Again - druidic knowledge is, in fact, unwritten and to the extent that it is not derived immediately from the powers granted by gods, I would argue that such knowledge is in fact BARDIC Knowledge. An analogy is that arcane spells cast by a non-wizard are still arcane spells, and a general discussion of their capabilities is relevant to the discussion of the wizard as a character class.

Rystil Arden said:
Indeed, Amairgen's mastery of the elements in the very setting you conferred is usually seen as druidic when put into context. Of course, that's why the 1e bard with druid spells was the best match. Really, Taliesin or Oisin are better choices for pure Celtic bards (well okay, Oisin also had some fighter or barbarian levels, so really Taliesin is the best choice).

"Mastery of the elements" equating with druidic power is a fantasy cliche that's on shaky ground in terms of the sources. IMO - for the societies we're talking about, mastery of the elements means mastery of everything - we certainly don't know what powers druids would have had over the automobile or a knight in platemail for that matter. It could be argued that the source of his elemental mastery was the poetic/bardic knowledge, and so regardless of what you might think his real character class would have been in DnD, I think he is a fair example.

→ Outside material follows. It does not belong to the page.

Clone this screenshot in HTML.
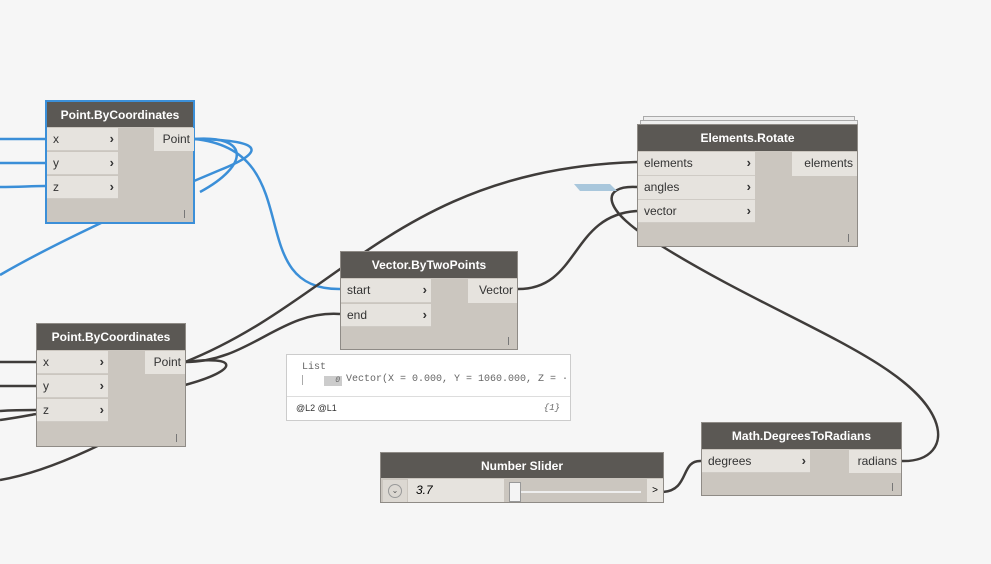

And so is Lugh, for that matter. These societies we're talking about did not consider bardic lore to be the exclusively the domain of just bards. I define bardic lore as any non-written source of knowledge - and there is a VAST amount of such information that was encoded in poetic form. In fact, I argue that such knowledge covered the entirety of all sentient knowledge as far as these cultures were concerned. 20 YEARS of study needed to master it - according to the Greeks? Romans? That's not just wandering around picking up a few stray facts as 3E would suggest.

Taliesin - ok - the classic legend of this bard has him shapechanging to a degree that you can only accomplish by being an 17th level WIZARD in 3E (At one point he turns himself into a kernel of corn !!). I think instead of "wizards" we should call them "rogues" for stealing power away from the bards.